*STATED TASK*: From the line containing "Write the matplotlib code for this chart." through the line containing "ax.plot(hours, viewers, color=line_col, linewidth=1.6, zorder=3)", retype each line exactly; include both end lines and nothing beyond them.

*DATA TO PROCESS*:
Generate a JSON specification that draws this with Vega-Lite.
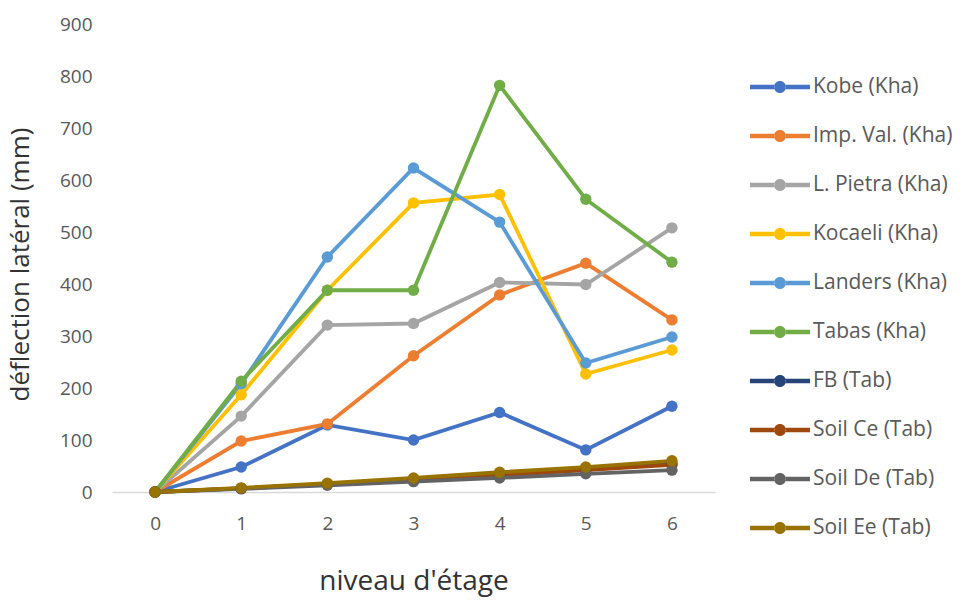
* * *
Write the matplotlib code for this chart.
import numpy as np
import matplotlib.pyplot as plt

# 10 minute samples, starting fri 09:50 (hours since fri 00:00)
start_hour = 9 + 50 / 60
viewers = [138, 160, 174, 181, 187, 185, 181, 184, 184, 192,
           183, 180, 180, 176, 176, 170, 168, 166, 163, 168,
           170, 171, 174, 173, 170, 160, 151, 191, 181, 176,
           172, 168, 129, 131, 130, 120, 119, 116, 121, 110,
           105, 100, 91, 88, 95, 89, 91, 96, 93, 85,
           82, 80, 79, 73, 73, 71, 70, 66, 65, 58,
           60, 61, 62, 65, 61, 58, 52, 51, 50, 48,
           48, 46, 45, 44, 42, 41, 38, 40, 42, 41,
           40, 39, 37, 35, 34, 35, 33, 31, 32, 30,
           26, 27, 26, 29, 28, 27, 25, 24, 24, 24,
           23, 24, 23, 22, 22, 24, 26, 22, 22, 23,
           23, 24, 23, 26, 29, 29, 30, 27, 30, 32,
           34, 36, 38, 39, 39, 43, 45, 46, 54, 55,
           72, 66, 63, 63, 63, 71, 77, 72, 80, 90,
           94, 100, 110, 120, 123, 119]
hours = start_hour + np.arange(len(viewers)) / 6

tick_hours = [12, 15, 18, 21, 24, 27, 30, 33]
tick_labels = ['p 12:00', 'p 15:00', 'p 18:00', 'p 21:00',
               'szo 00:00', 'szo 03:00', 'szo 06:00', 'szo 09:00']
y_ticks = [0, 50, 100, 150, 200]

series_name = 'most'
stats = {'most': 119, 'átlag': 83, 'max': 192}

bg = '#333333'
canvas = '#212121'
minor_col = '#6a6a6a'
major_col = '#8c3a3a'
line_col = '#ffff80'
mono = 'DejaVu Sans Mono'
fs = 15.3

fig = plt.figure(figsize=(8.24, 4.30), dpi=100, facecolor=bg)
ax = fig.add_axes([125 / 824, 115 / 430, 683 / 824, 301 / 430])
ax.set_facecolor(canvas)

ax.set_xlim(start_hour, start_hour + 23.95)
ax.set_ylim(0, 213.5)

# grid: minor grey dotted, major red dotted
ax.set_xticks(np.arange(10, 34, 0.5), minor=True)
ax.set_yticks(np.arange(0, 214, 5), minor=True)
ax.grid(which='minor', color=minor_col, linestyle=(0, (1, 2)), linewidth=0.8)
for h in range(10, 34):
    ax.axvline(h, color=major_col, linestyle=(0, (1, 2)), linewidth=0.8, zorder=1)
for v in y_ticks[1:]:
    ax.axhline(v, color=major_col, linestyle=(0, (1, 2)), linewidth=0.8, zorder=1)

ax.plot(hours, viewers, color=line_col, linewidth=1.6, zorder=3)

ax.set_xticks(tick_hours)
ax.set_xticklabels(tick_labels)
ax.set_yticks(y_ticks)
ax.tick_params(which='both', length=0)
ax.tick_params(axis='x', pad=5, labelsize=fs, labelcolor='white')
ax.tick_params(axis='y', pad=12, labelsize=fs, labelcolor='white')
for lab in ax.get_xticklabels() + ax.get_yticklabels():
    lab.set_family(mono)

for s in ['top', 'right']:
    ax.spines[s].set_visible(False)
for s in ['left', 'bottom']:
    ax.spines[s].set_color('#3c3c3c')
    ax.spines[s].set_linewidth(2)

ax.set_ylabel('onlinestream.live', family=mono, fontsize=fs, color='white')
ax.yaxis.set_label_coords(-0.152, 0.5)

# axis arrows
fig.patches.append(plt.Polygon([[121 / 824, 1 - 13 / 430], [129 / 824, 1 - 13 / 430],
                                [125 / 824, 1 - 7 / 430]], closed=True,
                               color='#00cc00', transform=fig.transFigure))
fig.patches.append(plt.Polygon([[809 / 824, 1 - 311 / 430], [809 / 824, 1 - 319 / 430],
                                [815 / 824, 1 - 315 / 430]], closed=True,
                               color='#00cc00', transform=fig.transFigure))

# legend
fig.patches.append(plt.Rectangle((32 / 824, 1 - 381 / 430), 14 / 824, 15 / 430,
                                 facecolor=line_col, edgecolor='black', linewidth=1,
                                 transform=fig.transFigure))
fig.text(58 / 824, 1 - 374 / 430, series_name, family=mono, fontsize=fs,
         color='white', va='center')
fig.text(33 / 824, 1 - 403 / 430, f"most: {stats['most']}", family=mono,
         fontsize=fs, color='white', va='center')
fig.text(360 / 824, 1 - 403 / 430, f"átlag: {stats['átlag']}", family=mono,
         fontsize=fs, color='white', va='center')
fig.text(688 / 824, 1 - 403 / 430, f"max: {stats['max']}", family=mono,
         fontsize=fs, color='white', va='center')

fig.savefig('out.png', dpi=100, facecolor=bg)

*COMPLETE RESPONSE*:
Write the matplotlib code for this chart.
import numpy as np
import matplotlib.pyplot as plt

# 10 minute samples, starting fri 09:50 (hours since fri 00:00)
start_hour = 9 + 50 / 60
viewers = [138, 160, 174, 181, 187, 185, 181, 184, 184, 192,
           183, 180, 180, 176, 176, 170, 168, 166, 163, 168,
           170, 171, 174, 173, 170, 160, 151, 191, 181, 176,
           172, 168, 129, 131, 130, 120, 119, 116, 121, 110,
           105, 100, 91, 88, 95, 89, 91, 96, 93, 85,
           82, 80, 79, 73, 73, 71, 70, 66, 65, 58,
           60, 61, 62, 65, 61, 58, 52, 51, 50, 48,
           48, 46, 45, 44, 42, 41, 38, 40, 42, 41,
           40, 39, 37, 35, 34, 35, 33, 31, 32, 30,
           26, 27, 26, 29, 28, 27, 25, 24, 24, 24,
           23, 24, 23, 22, 22, 24, 26, 22, 22, 23,
           23, 24, 23, 26, 29, 29, 30, 27, 30, 32,
           34, 36, 38, 39, 39, 43, 45, 46, 54, 55,
           72, 66, 63, 63, 63, 71, 77, 72, 80, 90,
           94, 100, 110, 120, 123, 119]
hours = start_hour + np.arange(len(viewers)) / 6

tick_hours = [12, 15, 18, 21, 24, 27, 30, 33]
tick_labels = ['p 12:00', 'p 15:00', 'p 18:00', 'p 21:00',
               'szo 00:00', 'szo 03:00', 'szo 06:00', 'szo 09:00']
y_ticks = [0, 50, 100, 150, 200]

series_name = 'most'
stats = {'most': 119, 'átlag': 83, 'max': 192}

bg = '#333333'
canvas = '#212121'
minor_col = '#6a6a6a'
major_col = '#8c3a3a'
line_col = '#ffff80'
mono = 'DejaVu Sans Mono'
fs = 15.3

fig = plt.figure(figsize=(8.24, 4.30), dpi=100, facecolor=bg)
ax = fig.add_axes([125 / 824, 115 / 430, 683 / 824, 301 / 430])
ax.set_facecolor(canvas)

ax.set_xlim(start_hour, start_hour + 23.95)
ax.set_ylim(0, 213.5)

# grid: minor grey dotted, major red dotted
ax.set_xticks(np.arange(10, 34, 0.5), minor=True)
ax.set_yticks(np.arange(0, 214, 5), minor=True)
ax.grid(which='minor', color=minor_col, linestyle=(0, (1, 2)), linewidth=0.8)
for h in range(10, 34):
    ax.axvline(h, color=major_col, linestyle=(0, (1, 2)), linewidth=0.8, zorder=1)
for v in y_ticks[1:]:
    ax.axhline(v, color=major_col, linestyle=(0, (1, 2)), linewidth=0.8, zorder=1)

ax.plot(hours, viewers, color=line_col, linewidth=1.6, zorder=3)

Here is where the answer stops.